Aí, porém, revelou capacidades e interesses para “além” do simples ofício gráfico e atraiu as atenções do meio artístico desse tempo de modo a merecer receber uma bolsa de estudo, para actualizar e ensinar a técnica da Litografia, então ainda recente em Portugal.

O seu contacto com ilustradores e desenhadores que confiaram a Roque Gameiro os originais a editar ou publicar para, como desenhador litógrafo os passar à pedra litográfica, levou-o a pertencer ao núcleo de amadores que se reunia na Sociedade Nacional de Belas Artes e, aí terá tido ocasião de conhecer Rafael Bordalo Pinheiro e outros ilustradores e pintores das várias tendências e formações, que por lá se encontravam, além de escritores, poetas e outras figuras da cultura.

A técnica do “colorista litógrafo” está bem longe da dominante pintura “a óleo” e Roque Gameiro, naturalmente, interessou-se pela então pouco apreciada e pouco desenvolvida “aguarela” cuja prática em Portugal não ia muito mais longe do que as lições do espanhol Casanova, à Rainha e a outras senhoras amadoras.

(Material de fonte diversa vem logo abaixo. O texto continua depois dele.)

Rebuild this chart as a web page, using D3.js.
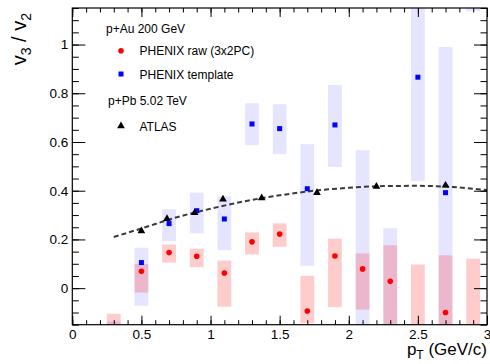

Roque Gameiro, no entanto, percebeu o valor da aguarela como veículo de expressão artística, quer no domínio da paisagem, como Russel Flint, que no domínio da ilustração como por exemplo com Arthur Rackham que, entre outros, o influenciaram. A paisagem, o estudo das figuras populares e a ilustração de temas históricos tornaram-se, assim, os seus domínios naturais de trabalho. Uma certa reputação que já ia adquirindo, permitiu-lhe ganhar conhecimentos sobre as formas que então tomava a técnica da Litografia.

Na Alemanha (de que RG não gostou …) adquiriu e reforçou hábitos de disciplina, de seriedade, de gosto pelas actividades de exterior e de observação da Natureza, que o acompanharam toda a vida.

Na obra de Roque Gameiro reside uma atitude de humildade e de veneração perante a Criação, que transparece nos mais pequenos pormenores, na ternura com que qualquer pedra, qualquer árvore, qualquer reflexo na água é tratado, como que identificando-se com ele. É essa força que nasce da humildade e do respeito pelo objecto, e maximamente quando o objecto de contemplação é uma pessoa, que faz com que nos seus retratos se atinjam alguns dos momentos mais altos da pintura portuguesa. Origens, formação e convicções reflectiram-se numa carreira nacional e internacional, largamente premiada.